- Task instructions:
Go from the first line to the line with "const yTicks = [8, 8.5, 9, 9.5, 10];" and return those lines verbatim, ends included.

- Entries with chart source code:
# # #
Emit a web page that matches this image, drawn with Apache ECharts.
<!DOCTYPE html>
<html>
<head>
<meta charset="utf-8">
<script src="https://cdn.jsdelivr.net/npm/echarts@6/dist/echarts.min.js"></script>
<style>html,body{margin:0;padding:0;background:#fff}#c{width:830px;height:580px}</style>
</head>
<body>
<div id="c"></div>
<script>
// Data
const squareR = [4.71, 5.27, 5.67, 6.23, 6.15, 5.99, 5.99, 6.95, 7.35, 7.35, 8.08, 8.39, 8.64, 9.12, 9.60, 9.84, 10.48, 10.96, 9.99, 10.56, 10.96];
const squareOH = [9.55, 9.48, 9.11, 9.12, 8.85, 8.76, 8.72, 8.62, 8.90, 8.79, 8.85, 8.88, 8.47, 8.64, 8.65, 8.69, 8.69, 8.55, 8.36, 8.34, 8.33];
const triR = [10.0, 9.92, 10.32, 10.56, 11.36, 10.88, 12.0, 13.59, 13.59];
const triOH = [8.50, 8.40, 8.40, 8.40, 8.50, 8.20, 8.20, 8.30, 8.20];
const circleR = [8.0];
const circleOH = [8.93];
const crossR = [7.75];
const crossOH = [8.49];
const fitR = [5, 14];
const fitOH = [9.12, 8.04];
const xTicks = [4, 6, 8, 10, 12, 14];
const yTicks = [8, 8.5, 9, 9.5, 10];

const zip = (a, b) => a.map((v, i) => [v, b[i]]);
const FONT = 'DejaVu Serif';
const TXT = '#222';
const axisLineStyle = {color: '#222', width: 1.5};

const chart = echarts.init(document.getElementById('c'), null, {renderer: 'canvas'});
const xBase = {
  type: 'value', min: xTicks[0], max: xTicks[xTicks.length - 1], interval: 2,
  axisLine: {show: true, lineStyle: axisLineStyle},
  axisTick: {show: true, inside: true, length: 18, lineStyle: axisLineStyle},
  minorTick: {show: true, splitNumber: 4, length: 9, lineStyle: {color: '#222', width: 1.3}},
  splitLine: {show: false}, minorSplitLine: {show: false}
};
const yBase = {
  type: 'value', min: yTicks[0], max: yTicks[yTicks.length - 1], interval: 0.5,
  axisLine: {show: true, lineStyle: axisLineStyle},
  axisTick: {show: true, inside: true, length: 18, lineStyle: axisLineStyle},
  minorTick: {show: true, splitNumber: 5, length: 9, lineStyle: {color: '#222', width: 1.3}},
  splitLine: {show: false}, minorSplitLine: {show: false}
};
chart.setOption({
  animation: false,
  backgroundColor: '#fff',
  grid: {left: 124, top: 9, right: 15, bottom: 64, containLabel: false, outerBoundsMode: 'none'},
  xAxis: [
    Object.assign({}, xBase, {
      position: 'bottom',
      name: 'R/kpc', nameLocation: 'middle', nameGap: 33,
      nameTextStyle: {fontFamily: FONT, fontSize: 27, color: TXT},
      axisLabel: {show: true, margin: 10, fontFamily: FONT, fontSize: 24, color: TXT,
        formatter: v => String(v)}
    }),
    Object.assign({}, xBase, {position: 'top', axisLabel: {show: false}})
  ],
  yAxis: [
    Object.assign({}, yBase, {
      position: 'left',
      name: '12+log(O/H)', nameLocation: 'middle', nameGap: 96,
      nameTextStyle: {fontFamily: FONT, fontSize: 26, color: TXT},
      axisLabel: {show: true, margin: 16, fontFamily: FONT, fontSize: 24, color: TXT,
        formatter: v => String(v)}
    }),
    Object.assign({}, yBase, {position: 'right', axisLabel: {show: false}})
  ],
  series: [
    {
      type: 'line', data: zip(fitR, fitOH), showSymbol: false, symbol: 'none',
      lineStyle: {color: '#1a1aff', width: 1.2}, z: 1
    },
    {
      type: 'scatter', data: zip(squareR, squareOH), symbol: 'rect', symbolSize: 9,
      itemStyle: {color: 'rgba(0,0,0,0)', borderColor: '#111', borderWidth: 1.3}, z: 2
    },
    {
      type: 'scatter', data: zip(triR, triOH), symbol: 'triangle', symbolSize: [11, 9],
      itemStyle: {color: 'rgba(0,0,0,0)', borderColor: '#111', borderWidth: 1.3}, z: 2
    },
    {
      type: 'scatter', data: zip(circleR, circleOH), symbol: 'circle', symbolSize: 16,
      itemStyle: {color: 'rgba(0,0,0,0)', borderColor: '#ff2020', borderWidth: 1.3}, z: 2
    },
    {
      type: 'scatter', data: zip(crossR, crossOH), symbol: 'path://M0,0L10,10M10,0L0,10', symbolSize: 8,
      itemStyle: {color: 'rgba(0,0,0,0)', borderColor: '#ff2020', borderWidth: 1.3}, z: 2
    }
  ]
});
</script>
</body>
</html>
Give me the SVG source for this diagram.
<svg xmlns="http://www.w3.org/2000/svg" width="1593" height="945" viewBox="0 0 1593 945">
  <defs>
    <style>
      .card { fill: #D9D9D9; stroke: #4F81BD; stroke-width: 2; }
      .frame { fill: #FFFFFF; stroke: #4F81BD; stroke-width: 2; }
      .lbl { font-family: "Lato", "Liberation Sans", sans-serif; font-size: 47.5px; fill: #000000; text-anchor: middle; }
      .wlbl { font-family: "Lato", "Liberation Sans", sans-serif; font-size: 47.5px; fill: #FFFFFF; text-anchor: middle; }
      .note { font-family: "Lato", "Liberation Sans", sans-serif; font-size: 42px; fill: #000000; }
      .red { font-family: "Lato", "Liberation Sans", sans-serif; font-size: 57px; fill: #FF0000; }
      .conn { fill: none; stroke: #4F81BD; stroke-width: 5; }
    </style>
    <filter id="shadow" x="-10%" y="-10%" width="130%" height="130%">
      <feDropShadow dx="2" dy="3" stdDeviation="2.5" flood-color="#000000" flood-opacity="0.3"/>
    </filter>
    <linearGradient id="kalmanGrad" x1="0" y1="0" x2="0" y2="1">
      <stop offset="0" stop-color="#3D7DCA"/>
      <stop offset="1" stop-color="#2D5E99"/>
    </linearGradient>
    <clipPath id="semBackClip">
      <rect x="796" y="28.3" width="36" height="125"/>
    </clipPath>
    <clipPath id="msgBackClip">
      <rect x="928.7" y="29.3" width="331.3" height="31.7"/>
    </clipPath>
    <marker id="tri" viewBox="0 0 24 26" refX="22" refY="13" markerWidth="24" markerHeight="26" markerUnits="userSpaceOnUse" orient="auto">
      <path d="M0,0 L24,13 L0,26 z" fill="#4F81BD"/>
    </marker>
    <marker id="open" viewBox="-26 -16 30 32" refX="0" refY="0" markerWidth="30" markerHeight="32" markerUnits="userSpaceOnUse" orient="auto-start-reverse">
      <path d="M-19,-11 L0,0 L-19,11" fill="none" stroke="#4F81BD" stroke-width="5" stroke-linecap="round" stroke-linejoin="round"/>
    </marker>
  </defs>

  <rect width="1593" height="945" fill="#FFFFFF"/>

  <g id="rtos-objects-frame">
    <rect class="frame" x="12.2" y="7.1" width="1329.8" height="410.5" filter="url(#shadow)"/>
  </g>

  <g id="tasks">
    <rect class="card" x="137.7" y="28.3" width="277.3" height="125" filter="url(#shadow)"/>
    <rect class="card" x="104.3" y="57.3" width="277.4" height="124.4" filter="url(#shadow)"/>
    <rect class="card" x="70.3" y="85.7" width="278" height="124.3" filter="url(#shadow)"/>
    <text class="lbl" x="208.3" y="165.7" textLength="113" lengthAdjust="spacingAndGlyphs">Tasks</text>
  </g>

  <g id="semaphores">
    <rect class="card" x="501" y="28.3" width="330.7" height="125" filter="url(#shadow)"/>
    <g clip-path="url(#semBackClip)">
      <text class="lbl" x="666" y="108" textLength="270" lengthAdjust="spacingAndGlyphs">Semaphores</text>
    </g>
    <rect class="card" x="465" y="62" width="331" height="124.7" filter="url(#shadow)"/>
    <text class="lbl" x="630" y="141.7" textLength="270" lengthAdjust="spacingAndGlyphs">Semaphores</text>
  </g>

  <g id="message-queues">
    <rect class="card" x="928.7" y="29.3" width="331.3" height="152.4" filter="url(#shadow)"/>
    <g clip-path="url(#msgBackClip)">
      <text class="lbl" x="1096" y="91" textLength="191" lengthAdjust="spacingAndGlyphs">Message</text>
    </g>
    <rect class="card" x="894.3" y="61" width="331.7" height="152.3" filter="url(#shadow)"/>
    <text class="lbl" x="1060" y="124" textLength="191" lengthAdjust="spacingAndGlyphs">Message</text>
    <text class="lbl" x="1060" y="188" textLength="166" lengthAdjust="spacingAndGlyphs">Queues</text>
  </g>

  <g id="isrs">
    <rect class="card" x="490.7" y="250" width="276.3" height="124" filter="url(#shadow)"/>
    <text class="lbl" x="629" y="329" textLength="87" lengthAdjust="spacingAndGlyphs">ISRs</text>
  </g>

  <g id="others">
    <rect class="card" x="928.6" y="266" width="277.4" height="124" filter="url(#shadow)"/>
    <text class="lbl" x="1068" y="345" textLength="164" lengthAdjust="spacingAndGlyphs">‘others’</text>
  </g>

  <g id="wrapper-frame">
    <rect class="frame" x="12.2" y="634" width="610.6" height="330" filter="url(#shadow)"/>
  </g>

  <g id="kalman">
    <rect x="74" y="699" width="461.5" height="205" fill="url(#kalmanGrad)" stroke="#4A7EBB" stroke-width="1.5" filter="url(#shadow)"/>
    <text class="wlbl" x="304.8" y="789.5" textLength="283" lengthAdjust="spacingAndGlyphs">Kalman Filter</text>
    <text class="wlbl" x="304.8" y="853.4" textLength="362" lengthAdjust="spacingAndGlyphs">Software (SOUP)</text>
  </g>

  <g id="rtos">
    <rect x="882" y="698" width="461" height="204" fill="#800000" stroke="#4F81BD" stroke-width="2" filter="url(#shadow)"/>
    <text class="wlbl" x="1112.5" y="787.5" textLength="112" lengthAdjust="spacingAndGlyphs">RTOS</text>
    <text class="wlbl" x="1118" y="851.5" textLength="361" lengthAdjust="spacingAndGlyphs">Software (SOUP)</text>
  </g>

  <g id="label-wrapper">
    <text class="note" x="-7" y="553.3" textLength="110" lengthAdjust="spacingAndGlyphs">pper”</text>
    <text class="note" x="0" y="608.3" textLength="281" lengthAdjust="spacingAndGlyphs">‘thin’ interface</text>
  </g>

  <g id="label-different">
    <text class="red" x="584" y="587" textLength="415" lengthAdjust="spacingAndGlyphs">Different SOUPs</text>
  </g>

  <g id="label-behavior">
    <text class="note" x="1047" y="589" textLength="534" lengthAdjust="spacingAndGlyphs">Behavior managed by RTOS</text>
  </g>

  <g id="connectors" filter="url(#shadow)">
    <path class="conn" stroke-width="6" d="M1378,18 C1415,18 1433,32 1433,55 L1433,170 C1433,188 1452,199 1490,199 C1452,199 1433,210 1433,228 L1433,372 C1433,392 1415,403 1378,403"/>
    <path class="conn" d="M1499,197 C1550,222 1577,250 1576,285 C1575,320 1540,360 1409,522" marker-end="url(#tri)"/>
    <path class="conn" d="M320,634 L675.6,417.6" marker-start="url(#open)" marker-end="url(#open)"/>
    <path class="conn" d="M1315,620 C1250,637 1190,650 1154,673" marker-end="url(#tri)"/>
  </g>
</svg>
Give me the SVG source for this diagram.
# # #
- The response:
Emit a web page that matches this image, drawn with Apache ECharts.
<!DOCTYPE html>
<html>
<head>
<meta charset="utf-8">
<script src="https://cdn.jsdelivr.net/npm/echarts@6/dist/echarts.min.js"></script>
<style>html,body{margin:0;padding:0;background:#fff}#c{width:830px;height:580px}</style>
</head>
<body>
<div id="c"></div>
<script>
// Data
const squareR = [4.71, 5.27, 5.67, 6.23, 6.15, 5.99, 5.99, 6.95, 7.35, 7.35, 8.08, 8.39, 8.64, 9.12, 9.60, 9.84, 10.48, 10.96, 9.99, 10.56, 10.96];
const squareOH = [9.55, 9.48, 9.11, 9.12, 8.85, 8.76, 8.72, 8.62, 8.90, 8.79, 8.85, 8.88, 8.47, 8.64, 8.65, 8.69, 8.69, 8.55, 8.36, 8.34, 8.33];
const triR = [10.0, 9.92, 10.32, 10.56, 11.36, 10.88, 12.0, 13.59, 13.59];
const triOH = [8.50, 8.40, 8.40, 8.40, 8.50, 8.20, 8.20, 8.30, 8.20];
const circleR = [8.0];
const circleOH = [8.93];
const crossR = [7.75];
const crossOH = [8.49];
const fitR = [5, 14];
const fitOH = [9.12, 8.04];
const xTicks = [4, 6, 8, 10, 12, 14];
const yTicks = [8, 8.5, 9, 9.5, 10];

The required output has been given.